Navigating a Strategic Decision Beyond a False Dichotomy
Ultimately, the intense industry debate between developer autonomy and centralized control represented a false choice. The success of a DevOps strategy was never determined by the structural decision alone, but rather by how effectively that structure supported the organization’s unique context, processes, and culture. The most forward-thinking organizations understood that instead of asking which approach was universally superior, they needed to ask what their specific circumstances demanded. This required a nuanced evaluation of several critical factors.

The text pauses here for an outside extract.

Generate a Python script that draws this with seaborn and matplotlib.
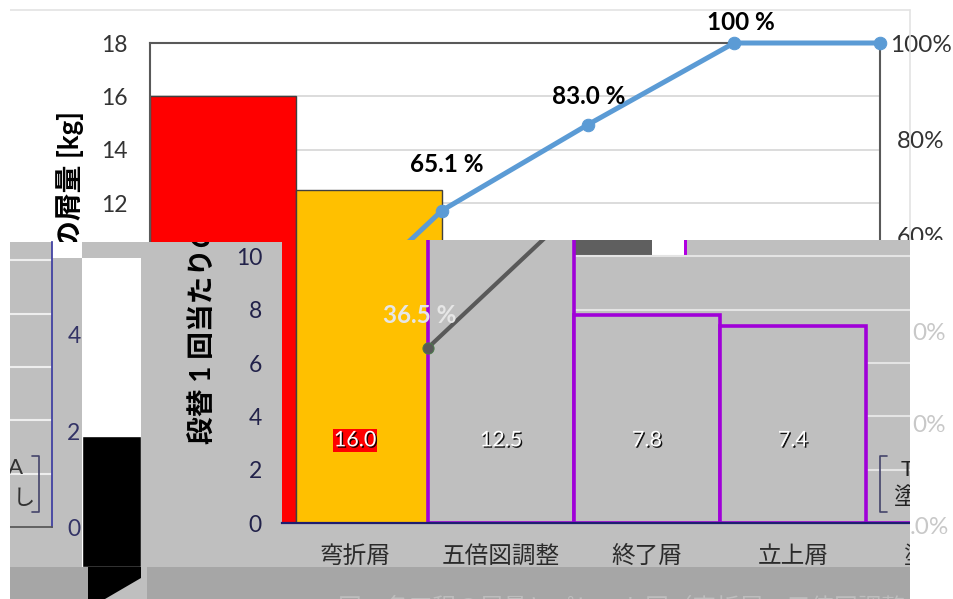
import numpy as np
import pandas as pd
import seaborn as sns
import matplotlib.pyplot as plt
from matplotlib.patches import Rectangle, Polygon
from matplotlib.lines import Line2D
import matplotlib.patheffects as pe

# data
categories = ["弯折屑", "五倍図調整", "終了屑", "立上屑", "塗装屑"]
amounts = [16.0, 12.5, 7.8, 7.4, 0.0]
cum_pct = [36.5, 65.1, 83.0, 100.0, 100.0]
value_labels = ["16.0", "12.5", "7.8", "7.4", ""]
kg_ticks = [0, 2, 4, 6, 8, 10, 12, 14, 16, 18]
pct_ticks = [0, 20, 40, 60, 80, 100]
left_ticks = [0, 2, 4]
left_bar = [1.9]
ylabel_txt = "段替 1 回当たりの屑量 [kg]"
caption = "図　各工程の屑量とパレート図（弯折屑・五倍図調整・終了屑）"

sns.set_theme(style="white")
plt.rcParams['font.family'] = ['Lato', 'Noto Sans CJK JP', 'DejaVu Sans']

W, H = 954, 599
fig = plt.figure(figsize=(W / 100, H / 100), dpi=100)
fig.patch.set_facecolor("white")


def box(l, t, r, b):
    return [l / W, 1 - b / H, (r - l) / W, (b - t) / H]


def rect(l, t, r, b, color, z, **kw):
    p = Rectangle((l / W, 1 - b / H), (r - l) / W, (b - t) / H, transform=fig.transFigure,
                  facecolor=color, edgecolor="none", zorder=z, **kw)
    fig.add_artist(p)
    return p


def px2pt(v):
    return v * 72 / 100


df = pd.DataFrame({"cat": categories, "kg": amounts})
xs = np.arange(len(categories)) + 0.5
pct = np.array(cum_pct) / 100
lab_off = [(-8, 32), (5, 46), (1, 28), (7, 21)]  # label offsets in px (x, up)

# clip regions
top_clip = Rectangle((0, 1 - 240 / H), 1, 240 / H, transform=fig.transFigure)
band_clip = Rectangle((10 / W, 1 - 567 / H), 900 / W, (567 - 242) / H, transform=fig.transFigure)

############################
# Upper (clean) pareto chart
############################
ax1 = fig.add_axes(box(150, 43, 880, 523))
ax1.set_zorder(1)
sns.barplot(data=df, x="cat", y="kg", hue="cat", palette=["#FF0000", "#FFC000", "#595959", "#A5A5A5", "#D9D9D9"],
            saturation=1, width=1.0, edgecolor="#404040", linewidth=1, legend=False, ax=ax1)
ax1.set_xlim(-0.5, 4.5)
ax1.set_ylim(0, 18)
ax1.set_yticks(kg_ticks)
ax1.yaxis.grid(True, color="#D9D9D9", lw=1.3)
ax1.set_axisbelow(True)
ax1.tick_params(axis="y", labelsize=16.5, length=0, pad=16, labelcolor="#333333")
ax1.tick_params(axis="x", length=0)
ax1.set_xlabel("")
ax1.set_ylabel("")
for s in ["top", "left", "right"]:
    ax1.spines[s].set_color("#595959")
    ax1.spines[s].set_linewidth(1.5)

ax1r = ax1.twinx()
ax1r.set_zorder(1.1)
sns.lineplot(x=xs, y=pct, ax=ax1r, color="#5B9BD5", lw=3.6, marker="o", markersize=9,
             markeredgecolor="#5B9BD5")
ax1r.set_ylim(0, 1.0)
ax1r.set_xlim(-0.5, 4.5)
ax1r.set_yticks(np.array(pct_ticks) / 100)
# the three lowest labels lie under the glitch band; their fragments are drawn further down
ax1r.set_yticklabels([f"{p}%" if p >= 60 else "" for p in pct_ticks], ha="center")
ax1r.tick_params(axis="y", labelsize=17.5, length=0, pad=px2pt(41), labelcolor="#333333")
ax1r.set_ylabel("")
for s in ax1r.spines.values():
    s.set_visible(False)
for ln in ax1r.lines:
    ln.set_clip_path(top_clip)
for i, (dx, dy) in enumerate(lab_off):
    t = "100 %" if cum_pct[i] == 100 else f"{cum_pct[i]:.1f} %"
    a = ax1r.annotate(t, xy=(xs[i], pct[i]), xytext=(px2pt(dx), px2pt(dy)), textcoords="offset points",
                      ha="center", va="center", fontsize=17.5, fontweight="bold", color="black")
    a.set_clip_path(top_clip)

fig.text(70 / W, 1 - 278 / H, ylabel_txt, rotation=90, ha="center", va="center",
         fontsize=20, fontweight="bold", color="black", zorder=1.5)

# outer chart border
fig.add_artist(Line2D([10 / W, 910 / W], [1 - 10 / H, 1 - 10 / H], color="#E3E3E3", lw=1.2, zorder=1.6))
fig.add_artist(Line2D([910 / W, 910 / W], [1 - 10 / H, 1 - 240 / H], color="#E3E3E3", lw=1.2, zorder=1.6))

############################
# grey shifted copy (glitch band)
############################
rect(10, 242, 282, 567, "#BFBFBF", 2)
rect(52, 242, 82, 258, "white", 2.05)
rect(282, 523, 428, 567, "#BFBFBF", 2)
rect(428, 240, 910, 567, "#BFBFBF", 2)
rect(572, 240, 652, 255, "#5F5F5F", 2.1)
rect(652, 240, 685, 255, "white", 2.1)
rect(684, 240, 687, 255, "#B000E0", 2.2)

ax2 = fig.add_axes(box(282, 240, 1012, 523))
ax2.set_zorder(3)
ax2.patch.set_visible(False)
sns.barplot(data=df, x="cat", y="kg", color="#BFBFBF", saturation=1, width=1.0,
            edgecolor="#A000D8", linewidth=2.6, ax=ax2)
ax2.patches[0].set_visible(False)
ax2.set_xlim(-0.5, 4.5)
ax2.set_ylim(0, 283 / (480 / 18))
ax2.set_yticks(kg_ticks[:6])
ax2.hlines(kg_ticks[1:6], 0.5, 4.5, color="#E4E4E4", lw=1.5, zorder=0.5)
ax2.tick_params(axis="y", labelsize=16.5, length=0, pad=px2pt(20), labelcolor="#22224A")
ax2.tick_params(axis="x", labelsize=17, length=0, pad=px2pt(22), labelcolor="#2B2B2B")
ax2.set_xlabel("")
ax2.set_ylabel("")
for s in ["top", "left", "right"]:
    ax2.spines[s].set_visible(False)
ax2.spines["bottom"].set_color("#1E1E70")
ax2.spines["bottom"].set_linewidth(1.6)
for i, lab in enumerate(value_labels):
    if not lab:
        continue
    kw = {}
    if i == 0:
        kw["bbox"] = dict(facecolor="#FF0000", edgecolor="none", pad=1)
    ax2.text(i, 3.1, lab, ha="center", va="center", fontsize=15.5, color="white",
             path_effects=[pe.withSimplePatchShadow(offset=(1, -1), shadow_rgbFace="black", alpha=0.9)], **kw)

ax2r = ax2.twinx()
ax2r.set_zorder(3.1)
sns.lineplot(x=xs, y=pct, ax=ax2r, color="#595959", lw=3, marker="o", markersize=8,
             markeredgecolor="#4C7A4C")
ax2r.set_xlim(-0.5, 4.5)
ax2r.set_ylim(0, 283 / 480)
ax2r.set_axis_off()
for i, (dx, dy) in enumerate(lab_off):
    t = "100 %" if cum_pct[i] == 100 else f"{cum_pct[i]:.1f} %"
    ax2r.annotate(t, xy=(xs[i], pct[i]), xytext=(px2pt(dx), px2pt(dy)), textcoords="offset points",
                  ha="center", va="center", fontsize=17.5, fontweight="bold", color="#E6E6E6",
                  annotation_clip=True)

yl2 = fig.text(202 / W, 1 - 278 / H, ylabel_txt, rotation=90, ha="center", va="center",
               fontsize=20, fontweight="bold", color="black", zorder=3.2)
yl2.set_clip_path(band_clip)

# left fragments
ax4 = fig.add_axes(box(10, 242, 52, 527))
ax4.set_zorder(3)
ax4.set_facecolor("#BFBFBF")
ax4.set_ylim(0, 285 / (480 / 18))
ax4.set_xticks([])
ax4.set_yticks(kg_ticks[1:6])
ax4.yaxis.grid(True, color="#EEEEEE", lw=1.5)
ax4.tick_params(axis="y", length=0, labelleft=False)
for s in ["top", "left"]:
    ax4.spines[s].set_visible(False)
ax4.spines["right"].set_color("#3C3CA0")
ax4.spines["bottom"].set_color("#555555")

ax3 = fig.add_axes(box(82, 258, 141, 567))
ax3.set_zorder(3)
ax3.set_facecolor("white")
lo, hi = -40 / 48, 269 / 48
ax3.bar([0], [v - lo for v in left_bar], bottom=lo, width=1.0, color="black")
ax3.set_xlim(-0.5, 0.5)
ax3.set_ylim(lo, hi)
ax3.set_xticks([])
ax3.set_yticks(left_ticks)
ax3.tick_params(axis="y", labelsize=16.5, length=0, pad=1, labelcolor="#333366")
for s in ax3.spines.values():
    s.set_visible(False)

fig.text(16 / W, 1 - 468 / H, "A", ha="center", va="center", fontsize=16, color="#333333", zorder=3.5)
fig.text(24 / W, 1 - 498 / H, "し", ha="center", va="center", fontsize=16, color="#333333", zorder=3.5)
fig.add_artist(Line2D(np.array([32, 39, 39, 32]) / W, 1 - np.array([456, 456, 512, 512]) / H,
                      color="#44446A", lw=1.2, zorder=3.5))
fig.add_artist(Line2D(np.array([887, 880, 880, 887]) / W, 1 - np.array([456, 456, 512, 512]) / H,
                      color="#44446A", lw=1.2, zorder=3.5))
fig.text(907 / W, 1 - 470 / H, "T", ha="center", va="center", fontsize=16, color="#222222", zorder=3.5)
fig.text(906 / W, 1 - 497 / H, "塗", ha="center", va="center", fontsize=17, color="#222222", zorder=3.5)

# bottom strip
rect(10, 567, 910, 600, "#A6A6A6", 4)
rect(88, 567, 147, 600, "#BFBFBF", 4.1)
fig.add_artist(Polygon(np.column_stack([np.array([88, 141, 141, 105, 88]) / W,
                                        1 - np.array([567, 567, 578, 599, 599]) / H]),
                       closed=True, transform=fig.transFigure, facecolor="black", edgecolor="none", zorder=4.2))
fig.text(680 / W, 1 - 607 / H, caption, ha="center", va="center", fontsize=17, color="#BDBDBD", zorder=4.3)

# white margins
rect(910, 240, 954, 600, "white", 4.5)
rect(0, 0, 10, 600, "white", 4.6)
for y, t in [(333, "0%"), (426, "0%"), (527, ".0%")]:
    fig.text(929 / W, 1 - y / H, t, ha="center", va="center", fontsize=17.5, color="#C8C8C8", zorder=5)

fig.savefig("out.png", dpi=100)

An organization’s size and growth trajectory were paramount; a model that fostered innovation in a small startup inevitably failed to provide the necessary stability for a large enterprise. Similarly, the security maturity of the engineering teams played a crucial role, as senior, security-savvy teams were often stifled by the guardrails that were essential for less experienced teams. This strategic choice was not a permanent declaration but an evolutionary process, with organizations intelligently shifting along the spectrum as their needs changed.